A collective immersive experience space for the sea: when AI becomes the storyline
WMH Project designed a 320-350 sqm collective immersive experience space dedicated to the Mediterranean maritime world in Marseille. The setup combines free-roaming virtual reality for 30 people with a conversational AI embodying the memory and spirit of the sea throughout the journey. The model targets 75,000 to 85,000 visitors a year, blending culture, education and entertainment.
What is a collective immersive experience space for the sea?
It is a permanent venue where visitors move through a journey blending the real and the virtual, in groups. The format designed by WMH Project provides for a simultaneous capacity of 30 people, a 30-minute cycle (20 minutes of free-roaming virtual reality + 10 minutes of rotation) and a gross surface of 320-350 sqm. The route is built around several space-time capsules that lead from the past to the present, and on to a forward-looking window onto maritime futures.
Why make AI the narrative thread?
Because a conversational AI turns a linear visit into a living dialogue. Here, the AI is personified as the "memory and spirit of the sea": it awakens in the immersion airlock, converses through holograms of maritime figures, reacts to hull sketches turned into navigable 3D models, arbitrates strategic role-play and guides VR dives through visual recognition. A sovereign conversational engine, hosted in France and GDPR-compliant, serves as the multilingual backbone (FR/EN/ES).
How does the business model hold up?
The sweet spot lies between surface area, rotation and average ticket. With 30 people, a 30-minute cycle and a 55% average occupancy rate, the model targets annual revenue of around €1.6M incl. tax and a yield of roughly €4,700 to €5,000/sqm/year — above the classic museum ratio (€1,000-2,000/sqm/year) and in line with the upper range of location-based entertainment. The pricing: €24 full, €21 average, €16 reduced.
How to structure the launch and activation?

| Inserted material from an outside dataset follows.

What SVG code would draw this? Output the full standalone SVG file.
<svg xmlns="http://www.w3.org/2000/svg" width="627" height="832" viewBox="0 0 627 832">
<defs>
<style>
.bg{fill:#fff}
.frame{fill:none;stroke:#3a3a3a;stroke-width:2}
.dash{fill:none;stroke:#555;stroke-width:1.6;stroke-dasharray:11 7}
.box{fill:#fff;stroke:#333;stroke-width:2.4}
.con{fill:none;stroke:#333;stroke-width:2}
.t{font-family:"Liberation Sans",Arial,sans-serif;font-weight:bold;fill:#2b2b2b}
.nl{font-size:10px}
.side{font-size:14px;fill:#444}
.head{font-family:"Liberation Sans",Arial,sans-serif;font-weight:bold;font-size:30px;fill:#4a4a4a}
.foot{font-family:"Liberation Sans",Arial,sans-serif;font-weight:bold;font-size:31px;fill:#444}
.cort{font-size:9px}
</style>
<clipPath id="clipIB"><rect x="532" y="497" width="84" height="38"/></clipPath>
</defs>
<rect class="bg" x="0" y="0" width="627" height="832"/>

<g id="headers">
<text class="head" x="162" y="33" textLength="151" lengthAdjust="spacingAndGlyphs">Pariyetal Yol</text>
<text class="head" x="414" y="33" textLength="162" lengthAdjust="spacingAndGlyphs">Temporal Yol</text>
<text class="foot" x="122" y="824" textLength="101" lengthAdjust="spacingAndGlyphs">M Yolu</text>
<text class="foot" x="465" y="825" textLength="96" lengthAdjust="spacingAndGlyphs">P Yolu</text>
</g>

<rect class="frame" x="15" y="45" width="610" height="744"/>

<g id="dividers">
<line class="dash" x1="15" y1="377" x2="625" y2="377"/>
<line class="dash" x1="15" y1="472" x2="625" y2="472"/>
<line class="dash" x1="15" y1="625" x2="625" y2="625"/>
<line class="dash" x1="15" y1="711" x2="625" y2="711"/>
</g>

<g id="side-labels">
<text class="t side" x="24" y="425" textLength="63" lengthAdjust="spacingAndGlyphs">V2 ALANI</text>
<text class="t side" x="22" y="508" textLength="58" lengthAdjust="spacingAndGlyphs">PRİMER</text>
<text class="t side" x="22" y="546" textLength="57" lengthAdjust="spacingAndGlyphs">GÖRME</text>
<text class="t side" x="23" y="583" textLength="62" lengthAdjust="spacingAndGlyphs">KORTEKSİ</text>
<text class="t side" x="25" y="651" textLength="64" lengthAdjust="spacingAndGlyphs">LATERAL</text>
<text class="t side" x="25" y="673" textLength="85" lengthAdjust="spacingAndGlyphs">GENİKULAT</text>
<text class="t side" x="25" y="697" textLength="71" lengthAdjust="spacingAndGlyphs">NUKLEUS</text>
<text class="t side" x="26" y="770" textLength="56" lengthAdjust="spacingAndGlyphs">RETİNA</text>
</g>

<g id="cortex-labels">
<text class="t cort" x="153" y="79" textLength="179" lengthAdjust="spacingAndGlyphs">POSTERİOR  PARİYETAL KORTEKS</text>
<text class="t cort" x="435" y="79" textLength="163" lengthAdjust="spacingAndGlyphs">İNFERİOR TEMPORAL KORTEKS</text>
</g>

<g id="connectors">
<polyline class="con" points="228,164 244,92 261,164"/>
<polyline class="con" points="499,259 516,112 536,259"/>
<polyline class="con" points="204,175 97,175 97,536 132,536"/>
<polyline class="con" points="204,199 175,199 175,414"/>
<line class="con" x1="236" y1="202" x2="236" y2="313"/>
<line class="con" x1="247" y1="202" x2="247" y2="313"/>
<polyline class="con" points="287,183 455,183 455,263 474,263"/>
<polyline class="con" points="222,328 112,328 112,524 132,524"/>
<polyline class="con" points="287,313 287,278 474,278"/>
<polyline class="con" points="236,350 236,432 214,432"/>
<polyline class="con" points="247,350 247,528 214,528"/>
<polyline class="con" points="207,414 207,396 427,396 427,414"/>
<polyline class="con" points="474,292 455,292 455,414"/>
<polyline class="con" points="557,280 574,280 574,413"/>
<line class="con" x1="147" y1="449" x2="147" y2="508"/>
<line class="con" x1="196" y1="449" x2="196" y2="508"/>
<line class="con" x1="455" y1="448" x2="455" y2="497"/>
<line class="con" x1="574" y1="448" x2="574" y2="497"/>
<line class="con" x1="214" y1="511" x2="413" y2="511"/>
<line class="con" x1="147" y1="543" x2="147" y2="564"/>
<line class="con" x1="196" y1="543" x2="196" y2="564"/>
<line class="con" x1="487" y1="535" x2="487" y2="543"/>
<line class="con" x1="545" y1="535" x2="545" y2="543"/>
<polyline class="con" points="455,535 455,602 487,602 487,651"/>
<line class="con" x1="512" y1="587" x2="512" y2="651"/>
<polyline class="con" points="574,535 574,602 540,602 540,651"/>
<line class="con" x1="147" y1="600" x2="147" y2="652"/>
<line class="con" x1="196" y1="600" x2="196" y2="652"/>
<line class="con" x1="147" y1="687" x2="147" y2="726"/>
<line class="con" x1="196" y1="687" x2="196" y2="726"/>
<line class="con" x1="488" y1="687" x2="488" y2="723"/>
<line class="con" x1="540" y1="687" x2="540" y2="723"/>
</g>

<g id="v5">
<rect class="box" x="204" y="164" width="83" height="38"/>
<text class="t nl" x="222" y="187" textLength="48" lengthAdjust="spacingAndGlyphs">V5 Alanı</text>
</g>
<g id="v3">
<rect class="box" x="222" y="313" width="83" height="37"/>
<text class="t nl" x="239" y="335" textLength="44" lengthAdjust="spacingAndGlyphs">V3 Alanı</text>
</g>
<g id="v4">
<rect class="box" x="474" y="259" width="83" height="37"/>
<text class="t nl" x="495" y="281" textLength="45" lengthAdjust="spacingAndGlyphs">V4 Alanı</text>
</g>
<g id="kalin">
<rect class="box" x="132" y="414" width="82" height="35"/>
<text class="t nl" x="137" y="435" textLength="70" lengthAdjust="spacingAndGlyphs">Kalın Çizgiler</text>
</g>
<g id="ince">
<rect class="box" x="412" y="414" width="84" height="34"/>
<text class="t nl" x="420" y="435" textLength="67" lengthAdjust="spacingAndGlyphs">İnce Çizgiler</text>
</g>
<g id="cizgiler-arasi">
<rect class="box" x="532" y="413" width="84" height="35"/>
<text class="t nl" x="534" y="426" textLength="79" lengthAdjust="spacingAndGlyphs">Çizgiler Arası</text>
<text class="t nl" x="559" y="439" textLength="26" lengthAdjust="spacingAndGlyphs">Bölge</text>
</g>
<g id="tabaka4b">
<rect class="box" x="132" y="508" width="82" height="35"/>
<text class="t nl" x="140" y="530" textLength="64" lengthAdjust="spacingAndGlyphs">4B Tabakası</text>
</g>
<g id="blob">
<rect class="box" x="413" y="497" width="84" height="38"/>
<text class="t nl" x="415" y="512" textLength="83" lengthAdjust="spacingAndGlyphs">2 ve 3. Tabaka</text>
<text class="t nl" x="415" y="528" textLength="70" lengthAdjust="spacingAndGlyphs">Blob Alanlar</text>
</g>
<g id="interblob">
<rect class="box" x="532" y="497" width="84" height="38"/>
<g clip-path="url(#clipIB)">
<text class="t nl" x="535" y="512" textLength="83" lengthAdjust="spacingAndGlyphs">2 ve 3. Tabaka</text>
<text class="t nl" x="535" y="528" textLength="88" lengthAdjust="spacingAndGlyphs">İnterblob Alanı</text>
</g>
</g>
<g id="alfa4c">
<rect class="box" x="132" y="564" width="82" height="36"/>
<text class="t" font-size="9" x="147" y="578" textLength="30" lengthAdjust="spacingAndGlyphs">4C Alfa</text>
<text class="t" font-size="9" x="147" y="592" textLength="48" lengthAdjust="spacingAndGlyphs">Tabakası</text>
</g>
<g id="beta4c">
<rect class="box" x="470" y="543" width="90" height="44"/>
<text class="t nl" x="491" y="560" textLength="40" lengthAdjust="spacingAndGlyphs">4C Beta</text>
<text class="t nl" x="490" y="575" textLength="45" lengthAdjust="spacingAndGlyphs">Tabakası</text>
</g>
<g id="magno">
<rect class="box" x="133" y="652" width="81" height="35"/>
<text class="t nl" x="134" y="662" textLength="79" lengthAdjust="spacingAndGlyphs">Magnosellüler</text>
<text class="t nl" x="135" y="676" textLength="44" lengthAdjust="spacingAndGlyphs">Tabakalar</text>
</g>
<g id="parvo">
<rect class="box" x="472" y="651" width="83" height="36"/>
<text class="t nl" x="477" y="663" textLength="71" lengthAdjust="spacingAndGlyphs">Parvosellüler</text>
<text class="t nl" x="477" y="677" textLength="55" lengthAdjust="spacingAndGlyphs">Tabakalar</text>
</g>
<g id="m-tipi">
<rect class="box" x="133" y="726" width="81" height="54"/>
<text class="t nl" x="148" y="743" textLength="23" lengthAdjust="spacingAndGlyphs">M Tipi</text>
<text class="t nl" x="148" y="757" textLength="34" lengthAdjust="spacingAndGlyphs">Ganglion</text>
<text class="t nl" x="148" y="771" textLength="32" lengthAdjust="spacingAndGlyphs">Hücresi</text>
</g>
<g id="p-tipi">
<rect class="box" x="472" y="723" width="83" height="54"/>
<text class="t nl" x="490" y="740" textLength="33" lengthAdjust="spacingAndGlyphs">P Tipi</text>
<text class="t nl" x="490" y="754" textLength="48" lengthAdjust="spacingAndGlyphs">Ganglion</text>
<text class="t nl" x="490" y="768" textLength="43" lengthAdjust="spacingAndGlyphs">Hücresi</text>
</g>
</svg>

The plan rests on four pillars — awareness, traffic and conversion, community, embodiment — and three phases: pre-launch (poetic teasing, interactive site, press relations), launch (opening night, open-doors weekend, outdoor campaign) and activation (mini-films, school and corporate programmes, hybrid conferences). The digital ecosystem extends the experience through online ticketing, an AI assistant and a WebXR digital twin.
What are the benefits for a territory and its partners?
Such a venue becomes a destination and a local landmark, able to fill low seasons through school groups and MICE. It also opens industrial synergies (VR hardware at preferential rates, co-branding, beta-test ground) and strong institutional visibility around culture, innovation and environmental transition.
Designed and orchestrated by WMH Project — We Make It Happen.

FAQ
What is the capacity and duration of such an immersive journey?
The optimal format hosts 30 people simultaneously over a 30-minute cycle (20 minutes of free-roaming virtual reality and 10 minutes of rotation), on a gross surface of 320 to 350 sqm.
How is artificial intelligence used in the journey?
AI acts as the narrative thread: it guides, converses, personalises the visit, embodies maritime figures as holograms and turns sketches into 3D models. It relies on a sovereign conversational engine hosted in France and GDPR-compliant.
What business model applies to this type of space?
With a 55% average occupancy and a €21 average ticket, the model targets around €1.6M in annual revenue and a yield of roughly €4,700 to €5,000/sqm/year, above the classic museum ratio.